Whether the .gz or .rda method is chosen, it is worth noting that index files go out of date, as new data become available, and also as pointers to real-time data are made obsolete because of replacement by delayed-mode equivalents. Even so, it can be a good idea to download an index file before a classroom/workshop exercise and to share it over a local network, avoiding placing too much stress on the larger network.

Solutions to Exercises

Exercise 1: Use the subset by rectangle function to add a rectangle subset onto Figure 3 and subset all of the data to only include data between 2012 and 2020.

library(argoFloats)
ai <- getIndex()
# Subset by circle
index1 <- subset(ai, circle=list(longitude=-77.5, latitude=27.5, radius=50))
# Subset by polygon
lonPoly <- c(-76.5, -76.0, -75.5)
latPoly <- c(25.5, 26.5, 25.5)
index2 <- subset(ai, polygon=list(longitude=lonPoly, latitude=latPoly))
# Subset by rectangle
lonRect <- c(-76.5, -76)
latRect <- c(27, 28)
index3 <- subset(ai, rectangle=list(longitude=lonRect, latitude=latRect))
# Merge the subsets together
index4 <- merge(index1, index2)
index5 <- merge(index3, index4) # Note right now can only merge 2 indices together
# Subset for year 2012-2020
index6 <- subset(index5, time=list(from="2012-01-01", to="2020-01-01"))
# Plot data
plot(index6, bathymetry=FALSE)             # also, try using bathymetry=TRUE

Exercise 2: Use the information from Figure 4 to compare Argo and CTD section sampling efforts.
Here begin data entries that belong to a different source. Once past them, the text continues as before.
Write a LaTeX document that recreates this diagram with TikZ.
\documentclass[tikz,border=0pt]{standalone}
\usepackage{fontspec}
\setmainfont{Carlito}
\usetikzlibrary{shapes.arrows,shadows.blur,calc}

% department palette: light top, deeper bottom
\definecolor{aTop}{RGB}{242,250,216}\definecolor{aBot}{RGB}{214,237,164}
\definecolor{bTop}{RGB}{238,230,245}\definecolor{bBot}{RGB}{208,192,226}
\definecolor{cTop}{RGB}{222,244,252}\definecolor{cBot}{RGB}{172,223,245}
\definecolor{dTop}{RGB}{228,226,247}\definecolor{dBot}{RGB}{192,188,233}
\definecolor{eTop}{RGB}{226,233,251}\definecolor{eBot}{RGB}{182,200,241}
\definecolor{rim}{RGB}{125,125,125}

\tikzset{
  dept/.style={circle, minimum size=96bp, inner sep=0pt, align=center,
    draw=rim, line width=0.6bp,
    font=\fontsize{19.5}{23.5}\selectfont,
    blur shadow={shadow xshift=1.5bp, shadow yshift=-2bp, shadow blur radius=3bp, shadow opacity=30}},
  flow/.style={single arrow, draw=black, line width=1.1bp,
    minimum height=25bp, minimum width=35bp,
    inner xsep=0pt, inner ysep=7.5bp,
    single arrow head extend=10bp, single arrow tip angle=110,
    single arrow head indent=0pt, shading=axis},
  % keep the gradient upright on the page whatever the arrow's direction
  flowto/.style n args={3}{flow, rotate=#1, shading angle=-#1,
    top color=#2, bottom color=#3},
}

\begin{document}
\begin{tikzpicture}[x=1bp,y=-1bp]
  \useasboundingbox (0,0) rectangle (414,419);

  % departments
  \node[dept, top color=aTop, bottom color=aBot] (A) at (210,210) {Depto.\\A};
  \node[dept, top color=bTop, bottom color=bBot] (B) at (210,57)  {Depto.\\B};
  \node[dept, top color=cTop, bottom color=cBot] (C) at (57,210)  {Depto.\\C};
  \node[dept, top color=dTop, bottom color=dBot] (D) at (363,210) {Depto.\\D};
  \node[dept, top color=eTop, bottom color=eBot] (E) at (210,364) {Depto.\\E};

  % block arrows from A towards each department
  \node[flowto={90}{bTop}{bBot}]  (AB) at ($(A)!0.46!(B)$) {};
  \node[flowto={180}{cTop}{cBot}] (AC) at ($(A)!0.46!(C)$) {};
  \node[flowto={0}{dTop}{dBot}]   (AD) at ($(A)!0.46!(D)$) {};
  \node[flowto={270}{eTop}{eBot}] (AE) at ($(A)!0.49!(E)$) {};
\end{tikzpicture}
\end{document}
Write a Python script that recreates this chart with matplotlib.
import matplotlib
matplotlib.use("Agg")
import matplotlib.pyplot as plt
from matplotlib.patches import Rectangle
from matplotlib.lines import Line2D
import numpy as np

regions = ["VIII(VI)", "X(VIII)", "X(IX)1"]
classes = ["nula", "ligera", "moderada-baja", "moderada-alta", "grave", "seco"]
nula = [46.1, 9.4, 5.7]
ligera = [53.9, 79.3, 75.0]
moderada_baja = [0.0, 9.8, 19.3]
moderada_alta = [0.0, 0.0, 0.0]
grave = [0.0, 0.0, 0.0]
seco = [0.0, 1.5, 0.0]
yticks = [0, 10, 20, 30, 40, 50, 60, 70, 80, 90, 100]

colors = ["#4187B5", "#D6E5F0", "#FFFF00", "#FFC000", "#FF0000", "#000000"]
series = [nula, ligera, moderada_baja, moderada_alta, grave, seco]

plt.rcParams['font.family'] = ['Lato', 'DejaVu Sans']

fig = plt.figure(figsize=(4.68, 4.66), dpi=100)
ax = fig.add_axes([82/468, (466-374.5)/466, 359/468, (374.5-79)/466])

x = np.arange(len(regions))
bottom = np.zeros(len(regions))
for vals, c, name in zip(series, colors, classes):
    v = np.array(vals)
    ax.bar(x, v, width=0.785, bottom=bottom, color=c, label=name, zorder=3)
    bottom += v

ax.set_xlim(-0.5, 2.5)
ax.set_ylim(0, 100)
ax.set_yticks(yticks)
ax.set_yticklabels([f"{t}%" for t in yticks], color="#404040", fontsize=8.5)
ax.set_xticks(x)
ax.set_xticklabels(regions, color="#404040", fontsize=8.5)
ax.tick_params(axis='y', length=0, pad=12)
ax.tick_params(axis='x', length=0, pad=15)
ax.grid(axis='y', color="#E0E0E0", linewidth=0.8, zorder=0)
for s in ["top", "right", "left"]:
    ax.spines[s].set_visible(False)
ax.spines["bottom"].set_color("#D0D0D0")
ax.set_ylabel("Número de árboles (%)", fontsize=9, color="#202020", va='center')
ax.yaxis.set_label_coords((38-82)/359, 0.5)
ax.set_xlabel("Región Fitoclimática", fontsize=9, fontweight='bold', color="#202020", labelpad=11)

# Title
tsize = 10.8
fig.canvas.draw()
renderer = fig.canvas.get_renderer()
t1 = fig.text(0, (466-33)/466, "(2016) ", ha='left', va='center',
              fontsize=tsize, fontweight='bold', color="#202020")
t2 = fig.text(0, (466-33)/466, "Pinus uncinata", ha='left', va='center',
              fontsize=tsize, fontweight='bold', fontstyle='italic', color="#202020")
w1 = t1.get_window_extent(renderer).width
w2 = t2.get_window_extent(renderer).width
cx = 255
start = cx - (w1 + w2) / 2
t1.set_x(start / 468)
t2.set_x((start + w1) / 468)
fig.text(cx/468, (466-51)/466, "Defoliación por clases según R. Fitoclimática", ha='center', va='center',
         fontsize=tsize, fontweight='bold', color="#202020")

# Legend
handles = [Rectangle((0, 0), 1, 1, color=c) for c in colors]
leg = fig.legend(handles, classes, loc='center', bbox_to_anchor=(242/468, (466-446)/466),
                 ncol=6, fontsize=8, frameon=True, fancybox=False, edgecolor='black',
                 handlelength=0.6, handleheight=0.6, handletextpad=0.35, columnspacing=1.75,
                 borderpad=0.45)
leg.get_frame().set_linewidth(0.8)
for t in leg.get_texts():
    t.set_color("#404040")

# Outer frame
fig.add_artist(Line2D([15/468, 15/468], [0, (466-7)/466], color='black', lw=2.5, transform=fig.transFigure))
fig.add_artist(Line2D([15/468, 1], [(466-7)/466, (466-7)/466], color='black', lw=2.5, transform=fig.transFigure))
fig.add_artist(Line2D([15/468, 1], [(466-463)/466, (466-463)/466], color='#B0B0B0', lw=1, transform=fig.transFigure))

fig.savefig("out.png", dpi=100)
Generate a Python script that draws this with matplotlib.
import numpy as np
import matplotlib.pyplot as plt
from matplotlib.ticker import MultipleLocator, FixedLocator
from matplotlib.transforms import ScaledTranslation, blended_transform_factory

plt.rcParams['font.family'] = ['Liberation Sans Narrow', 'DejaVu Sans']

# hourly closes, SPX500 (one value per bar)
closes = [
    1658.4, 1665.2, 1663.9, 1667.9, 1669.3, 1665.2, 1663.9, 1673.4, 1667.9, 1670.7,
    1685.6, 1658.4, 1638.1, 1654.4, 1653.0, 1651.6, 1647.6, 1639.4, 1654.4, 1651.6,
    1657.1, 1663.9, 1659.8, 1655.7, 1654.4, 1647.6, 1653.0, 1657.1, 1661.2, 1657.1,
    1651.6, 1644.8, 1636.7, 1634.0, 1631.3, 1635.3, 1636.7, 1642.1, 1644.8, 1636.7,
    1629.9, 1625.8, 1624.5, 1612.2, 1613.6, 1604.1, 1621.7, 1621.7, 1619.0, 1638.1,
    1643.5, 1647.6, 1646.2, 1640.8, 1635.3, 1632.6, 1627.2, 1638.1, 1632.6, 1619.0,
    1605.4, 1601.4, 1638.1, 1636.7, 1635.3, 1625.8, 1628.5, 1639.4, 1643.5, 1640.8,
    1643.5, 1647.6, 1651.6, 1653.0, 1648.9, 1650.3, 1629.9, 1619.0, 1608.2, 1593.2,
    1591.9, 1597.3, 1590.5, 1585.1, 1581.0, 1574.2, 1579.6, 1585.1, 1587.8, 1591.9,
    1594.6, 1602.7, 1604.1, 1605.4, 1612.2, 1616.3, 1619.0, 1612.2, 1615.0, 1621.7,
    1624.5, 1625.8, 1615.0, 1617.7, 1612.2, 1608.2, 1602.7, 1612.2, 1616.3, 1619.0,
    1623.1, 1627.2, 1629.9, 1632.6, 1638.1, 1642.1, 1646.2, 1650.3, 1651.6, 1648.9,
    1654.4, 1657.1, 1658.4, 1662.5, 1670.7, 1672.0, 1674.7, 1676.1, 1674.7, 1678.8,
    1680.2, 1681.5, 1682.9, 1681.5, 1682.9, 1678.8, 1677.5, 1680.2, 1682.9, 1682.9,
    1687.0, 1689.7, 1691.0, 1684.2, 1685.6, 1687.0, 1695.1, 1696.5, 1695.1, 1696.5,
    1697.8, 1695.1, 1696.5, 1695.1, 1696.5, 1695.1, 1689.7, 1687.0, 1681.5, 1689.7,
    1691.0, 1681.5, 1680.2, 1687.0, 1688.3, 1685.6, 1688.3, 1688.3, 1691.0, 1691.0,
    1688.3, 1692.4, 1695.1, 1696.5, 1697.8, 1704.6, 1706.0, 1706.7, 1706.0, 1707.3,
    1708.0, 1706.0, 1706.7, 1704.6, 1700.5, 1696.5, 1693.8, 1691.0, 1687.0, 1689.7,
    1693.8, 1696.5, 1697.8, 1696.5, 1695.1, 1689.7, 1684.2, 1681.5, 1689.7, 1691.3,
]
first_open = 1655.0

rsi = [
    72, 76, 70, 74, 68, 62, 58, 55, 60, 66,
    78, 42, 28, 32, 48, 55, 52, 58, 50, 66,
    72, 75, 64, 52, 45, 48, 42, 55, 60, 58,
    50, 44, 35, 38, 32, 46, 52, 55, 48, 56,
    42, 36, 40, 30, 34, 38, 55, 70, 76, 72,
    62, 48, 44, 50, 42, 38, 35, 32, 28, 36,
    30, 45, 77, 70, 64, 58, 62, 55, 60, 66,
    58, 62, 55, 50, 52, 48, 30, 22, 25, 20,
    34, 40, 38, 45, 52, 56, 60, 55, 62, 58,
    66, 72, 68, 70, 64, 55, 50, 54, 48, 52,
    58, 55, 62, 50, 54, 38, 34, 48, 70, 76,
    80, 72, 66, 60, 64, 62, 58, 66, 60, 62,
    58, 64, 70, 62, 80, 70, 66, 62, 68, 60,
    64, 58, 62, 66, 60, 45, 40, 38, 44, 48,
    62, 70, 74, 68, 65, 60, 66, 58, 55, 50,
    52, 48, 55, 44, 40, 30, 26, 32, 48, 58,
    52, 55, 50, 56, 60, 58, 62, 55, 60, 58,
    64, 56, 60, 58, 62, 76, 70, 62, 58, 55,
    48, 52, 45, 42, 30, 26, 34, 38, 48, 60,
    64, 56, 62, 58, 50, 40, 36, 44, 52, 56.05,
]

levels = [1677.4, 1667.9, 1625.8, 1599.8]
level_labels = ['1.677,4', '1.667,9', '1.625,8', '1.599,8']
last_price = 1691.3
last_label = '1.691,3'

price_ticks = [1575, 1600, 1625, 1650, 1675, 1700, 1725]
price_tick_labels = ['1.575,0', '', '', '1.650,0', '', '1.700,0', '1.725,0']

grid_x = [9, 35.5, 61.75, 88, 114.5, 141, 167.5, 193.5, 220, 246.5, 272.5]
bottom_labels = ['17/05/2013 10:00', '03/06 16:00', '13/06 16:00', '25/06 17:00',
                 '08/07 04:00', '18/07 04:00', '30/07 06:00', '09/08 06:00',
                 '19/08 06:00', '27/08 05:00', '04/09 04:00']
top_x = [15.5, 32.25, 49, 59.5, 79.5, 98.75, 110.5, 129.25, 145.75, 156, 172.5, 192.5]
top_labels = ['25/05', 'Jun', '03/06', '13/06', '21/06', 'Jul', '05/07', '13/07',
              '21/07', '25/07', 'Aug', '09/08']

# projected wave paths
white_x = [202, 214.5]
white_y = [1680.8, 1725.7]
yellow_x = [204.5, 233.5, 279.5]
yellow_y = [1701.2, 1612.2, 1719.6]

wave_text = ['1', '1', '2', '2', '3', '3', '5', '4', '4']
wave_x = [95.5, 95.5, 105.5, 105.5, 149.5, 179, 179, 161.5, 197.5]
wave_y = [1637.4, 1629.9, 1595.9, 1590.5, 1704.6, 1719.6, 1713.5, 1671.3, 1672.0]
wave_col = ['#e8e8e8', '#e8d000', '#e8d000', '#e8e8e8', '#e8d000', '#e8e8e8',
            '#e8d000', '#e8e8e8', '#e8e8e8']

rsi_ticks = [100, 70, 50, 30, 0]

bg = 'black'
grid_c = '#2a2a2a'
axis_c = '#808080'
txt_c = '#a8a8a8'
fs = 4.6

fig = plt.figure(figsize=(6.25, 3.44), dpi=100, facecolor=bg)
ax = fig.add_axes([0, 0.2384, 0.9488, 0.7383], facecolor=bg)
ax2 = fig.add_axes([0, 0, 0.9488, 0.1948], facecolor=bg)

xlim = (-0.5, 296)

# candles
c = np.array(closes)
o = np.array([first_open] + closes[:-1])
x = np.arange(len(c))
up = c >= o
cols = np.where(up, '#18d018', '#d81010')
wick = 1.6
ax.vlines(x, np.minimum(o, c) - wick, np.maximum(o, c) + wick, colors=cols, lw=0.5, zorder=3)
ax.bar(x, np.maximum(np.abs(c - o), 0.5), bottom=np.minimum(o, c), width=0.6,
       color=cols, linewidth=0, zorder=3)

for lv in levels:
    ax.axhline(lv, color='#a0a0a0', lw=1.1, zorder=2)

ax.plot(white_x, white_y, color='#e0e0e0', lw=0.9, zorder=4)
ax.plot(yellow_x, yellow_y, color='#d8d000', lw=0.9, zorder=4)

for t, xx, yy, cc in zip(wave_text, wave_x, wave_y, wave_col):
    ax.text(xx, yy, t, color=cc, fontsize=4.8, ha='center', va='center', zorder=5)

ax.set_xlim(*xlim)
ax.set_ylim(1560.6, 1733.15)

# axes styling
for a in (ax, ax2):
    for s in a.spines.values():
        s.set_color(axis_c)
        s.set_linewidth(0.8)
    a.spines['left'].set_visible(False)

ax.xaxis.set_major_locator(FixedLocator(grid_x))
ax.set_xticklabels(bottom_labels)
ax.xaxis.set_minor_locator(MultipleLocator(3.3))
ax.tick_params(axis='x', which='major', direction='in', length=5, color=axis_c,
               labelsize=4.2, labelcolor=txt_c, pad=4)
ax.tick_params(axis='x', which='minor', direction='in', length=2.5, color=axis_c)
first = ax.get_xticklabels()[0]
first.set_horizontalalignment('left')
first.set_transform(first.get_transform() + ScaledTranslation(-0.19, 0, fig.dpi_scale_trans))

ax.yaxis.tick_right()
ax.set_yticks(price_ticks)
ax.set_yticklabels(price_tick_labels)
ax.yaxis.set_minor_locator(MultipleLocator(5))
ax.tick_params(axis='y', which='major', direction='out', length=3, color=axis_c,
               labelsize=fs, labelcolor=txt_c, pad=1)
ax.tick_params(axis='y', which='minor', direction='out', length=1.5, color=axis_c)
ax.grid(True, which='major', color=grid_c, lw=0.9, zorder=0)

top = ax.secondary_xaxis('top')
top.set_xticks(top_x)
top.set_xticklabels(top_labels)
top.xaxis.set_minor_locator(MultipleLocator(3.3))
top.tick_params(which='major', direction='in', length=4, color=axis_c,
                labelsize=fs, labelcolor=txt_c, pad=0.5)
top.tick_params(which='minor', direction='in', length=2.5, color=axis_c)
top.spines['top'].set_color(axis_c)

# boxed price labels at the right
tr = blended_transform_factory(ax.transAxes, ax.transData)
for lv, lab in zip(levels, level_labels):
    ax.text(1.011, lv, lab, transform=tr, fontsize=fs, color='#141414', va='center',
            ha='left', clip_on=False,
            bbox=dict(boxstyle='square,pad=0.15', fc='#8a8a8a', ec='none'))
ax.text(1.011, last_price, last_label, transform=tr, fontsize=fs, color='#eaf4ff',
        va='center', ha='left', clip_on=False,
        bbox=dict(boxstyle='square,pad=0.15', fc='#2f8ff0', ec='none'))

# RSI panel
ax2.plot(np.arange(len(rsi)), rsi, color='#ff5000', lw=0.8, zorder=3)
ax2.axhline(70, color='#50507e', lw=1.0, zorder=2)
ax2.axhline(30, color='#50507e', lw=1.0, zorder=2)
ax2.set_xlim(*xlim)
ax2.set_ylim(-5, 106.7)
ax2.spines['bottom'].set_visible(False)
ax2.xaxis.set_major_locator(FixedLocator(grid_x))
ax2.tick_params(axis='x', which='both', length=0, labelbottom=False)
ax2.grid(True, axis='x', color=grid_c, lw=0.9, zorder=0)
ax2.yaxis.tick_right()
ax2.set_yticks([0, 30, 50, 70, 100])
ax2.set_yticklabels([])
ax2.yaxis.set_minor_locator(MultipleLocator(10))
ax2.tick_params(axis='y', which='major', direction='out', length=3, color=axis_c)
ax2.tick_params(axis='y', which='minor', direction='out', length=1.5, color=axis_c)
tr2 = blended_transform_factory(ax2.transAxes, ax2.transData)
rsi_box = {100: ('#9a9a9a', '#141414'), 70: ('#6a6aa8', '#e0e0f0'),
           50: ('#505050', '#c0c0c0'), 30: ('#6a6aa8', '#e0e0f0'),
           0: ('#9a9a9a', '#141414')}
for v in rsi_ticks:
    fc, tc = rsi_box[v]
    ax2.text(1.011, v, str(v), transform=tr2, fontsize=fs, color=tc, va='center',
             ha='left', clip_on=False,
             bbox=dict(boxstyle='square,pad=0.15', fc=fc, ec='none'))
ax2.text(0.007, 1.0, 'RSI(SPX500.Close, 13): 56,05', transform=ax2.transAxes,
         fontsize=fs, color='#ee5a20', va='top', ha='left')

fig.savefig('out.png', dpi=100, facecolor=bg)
Figure 4 reveals that it takes almost 3 months of Argo sampling to reproduce a 1 month CTD section cruise. Additionally, it displayed that there are geographical gaps within the Argo data. On the other hand, it should be noted that by extending the latitude range, these gaps are quickly filled in. In conclusion, Argo sampling is much more cost effective, and it can allow for collection of more information (i.e. nutrients, oxygen, backscattering, etc.) if such thing is desired.